Draft in Progress . . .
Day 1: Driving all day to Dothan, Alabama. 12 hours in the car with Doug and Bill. We talk tennis, theology, politics. BS, too. Remnants of Hurricane Nicole greet us with wind and rain an hour outside Dothan. Right next to our hotel is a Waffle House. Bill says let’s eat there. It feels like an icebox inside. I’m 65 years old and have never eaten at a Waffle House. I order a Pecan Waffle and Hash Browns with onions. The waitress looks disappointed. After she leaves, Bill explains that you should have gotten more stuff on your hash browns like everyone else in the world: Melted American Cheese, Hickory Smoked Ham, Diced Tomatoes, Jalapeno Peppers, Grilled Mushrooms, Bert’s Chili, Sausage Gravy . . . . We walk across the parking lot back to the hotel. We both try, but fail, to get a good night’s sleep.
Day 2: Because of the rain, our 7:30 am match is rescheduled for 2:30 pm. A long morning waiting for matches to begin, though not as long as it takes to count votes in Arizona and Nevada, where control of the US Senate will be decided. Waiting, waiting, waiting. That’s a big part of tournament tennis. All three matches are decided by match tiebreakers. John Bailey and Bill Ashley win their match. Greg Fess (who has a new knee) and Johnny Johnson lose theirs. They both look sluggish at first, but come back to make it a very close match (Good Sign!). Bill and Doug are up 9-7 in a match tiebreaker when Bill misses an easy put away on match point with everyone watching. He turns to me and says “Shades of Callen Cup” where he missed an easy overhead on a crucial set point. Takes guts to say something like that under so much pressure. On the next point, Bill somehow digs out a smash at his feet and hits a stunning reflex lob winner to win the match on what turned out to be the most important point of the entire weekend. Instant redemption! We lose the second match late at night, 2-1. Again all the matches are close. Tired and depressed after a late night loss, Bill and I return to our room, start watching the new Elvis movie. All of a sudden, I’m starving. I walk a few steps to the Waffle House, order the same thing: a Pecan Waffle and an order of Hash Browns with onions. They taste even better the second night. I fall fast asleep before Elvis gains all that weight and his life falls apart.

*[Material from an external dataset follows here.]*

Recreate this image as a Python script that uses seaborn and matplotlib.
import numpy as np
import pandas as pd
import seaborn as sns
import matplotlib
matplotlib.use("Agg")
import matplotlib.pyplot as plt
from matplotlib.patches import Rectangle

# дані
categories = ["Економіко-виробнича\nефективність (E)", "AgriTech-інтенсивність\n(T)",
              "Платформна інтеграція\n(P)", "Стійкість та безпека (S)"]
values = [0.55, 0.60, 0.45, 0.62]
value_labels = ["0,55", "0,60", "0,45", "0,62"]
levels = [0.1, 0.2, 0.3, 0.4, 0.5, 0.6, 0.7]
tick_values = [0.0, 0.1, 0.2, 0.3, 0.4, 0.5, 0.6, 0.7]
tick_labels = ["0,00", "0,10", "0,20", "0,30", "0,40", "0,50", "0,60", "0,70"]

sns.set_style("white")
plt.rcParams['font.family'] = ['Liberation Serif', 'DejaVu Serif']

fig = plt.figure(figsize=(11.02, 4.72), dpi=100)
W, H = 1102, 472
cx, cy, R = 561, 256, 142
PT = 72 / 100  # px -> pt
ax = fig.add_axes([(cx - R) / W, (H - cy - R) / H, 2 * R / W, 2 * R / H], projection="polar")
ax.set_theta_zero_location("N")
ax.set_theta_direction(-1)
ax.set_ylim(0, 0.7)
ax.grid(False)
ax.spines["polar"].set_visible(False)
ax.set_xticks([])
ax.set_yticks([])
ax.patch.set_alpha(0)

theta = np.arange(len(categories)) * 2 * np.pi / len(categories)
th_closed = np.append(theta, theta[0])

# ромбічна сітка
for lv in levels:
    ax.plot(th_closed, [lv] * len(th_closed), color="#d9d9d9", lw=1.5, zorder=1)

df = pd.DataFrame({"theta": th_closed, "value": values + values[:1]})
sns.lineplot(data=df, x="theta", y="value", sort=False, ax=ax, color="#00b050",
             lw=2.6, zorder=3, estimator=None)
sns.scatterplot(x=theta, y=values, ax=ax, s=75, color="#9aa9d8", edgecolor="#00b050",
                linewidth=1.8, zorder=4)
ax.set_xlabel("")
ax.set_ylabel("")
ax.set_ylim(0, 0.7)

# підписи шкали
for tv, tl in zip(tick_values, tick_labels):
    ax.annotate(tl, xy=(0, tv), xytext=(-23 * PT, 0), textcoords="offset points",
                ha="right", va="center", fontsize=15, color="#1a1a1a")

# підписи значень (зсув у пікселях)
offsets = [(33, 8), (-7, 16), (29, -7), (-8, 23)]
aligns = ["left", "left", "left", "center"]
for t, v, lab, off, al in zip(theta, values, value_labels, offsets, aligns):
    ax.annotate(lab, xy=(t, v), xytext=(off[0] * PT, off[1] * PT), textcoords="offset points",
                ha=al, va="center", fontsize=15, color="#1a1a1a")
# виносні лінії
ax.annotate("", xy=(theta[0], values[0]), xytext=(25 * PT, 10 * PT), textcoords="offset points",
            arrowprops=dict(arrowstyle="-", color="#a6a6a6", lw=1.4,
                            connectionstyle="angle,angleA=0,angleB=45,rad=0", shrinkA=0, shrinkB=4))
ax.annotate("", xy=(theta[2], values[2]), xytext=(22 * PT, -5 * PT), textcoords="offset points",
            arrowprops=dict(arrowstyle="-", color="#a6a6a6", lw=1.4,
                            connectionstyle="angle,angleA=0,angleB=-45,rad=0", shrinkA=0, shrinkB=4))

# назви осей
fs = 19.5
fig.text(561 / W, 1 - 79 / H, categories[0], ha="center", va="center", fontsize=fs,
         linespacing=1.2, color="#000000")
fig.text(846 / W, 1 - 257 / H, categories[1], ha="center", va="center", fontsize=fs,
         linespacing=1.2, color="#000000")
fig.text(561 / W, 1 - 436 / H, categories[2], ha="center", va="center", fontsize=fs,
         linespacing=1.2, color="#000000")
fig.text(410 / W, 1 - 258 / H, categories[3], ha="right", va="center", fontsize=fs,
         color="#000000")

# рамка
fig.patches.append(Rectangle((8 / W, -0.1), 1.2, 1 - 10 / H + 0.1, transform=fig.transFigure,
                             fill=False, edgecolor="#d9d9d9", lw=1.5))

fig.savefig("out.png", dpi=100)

Day 3: In the morning, we win another tight match, 2-1. I watch Greg Fess and Johnny Johnson play. Greg’s knee looks better and better. I sit next to his wife, Judi. (Judi and Greg have won two gold balls together in mixed.) I hesitate to share this because Greg’s pretty humble, but Judi tells me her husband’s a great athlete (she’s right). Greg is so fun to watch on the doubles court. Always attacking the net and picking off shots, he seems to be everywhere at once. (I’m feeling better about the team’s chances.) If we win the afternoon match, we go to Nationals. Again, it comes down to a final match. This time it’s John Bailey and Bill Ashley, who are in a very tight second set with John Bailey serving. On his third match point, he decides to take a risk and hit a big second serve up the T. We all say “ace” when it hits. Later, Doug tells me he would not have the courage to hit that shot. Neither would I. At the celebratory dinner that night, I sit next to Johnny Johnson and learn his son wants to get a doctorate in Ornithology. How cool is that. While searching through the Audible Library on my cell phone for J.A. Baker’s The Peregrine, the great classic of nature writing where every sentence describes a bird’s movements, I look up to see one end of the table passing a shot of Bailey’s to the other end of the table. They call it the Bailey Shot. John Bailey downs it with smile. We’re off to nationals.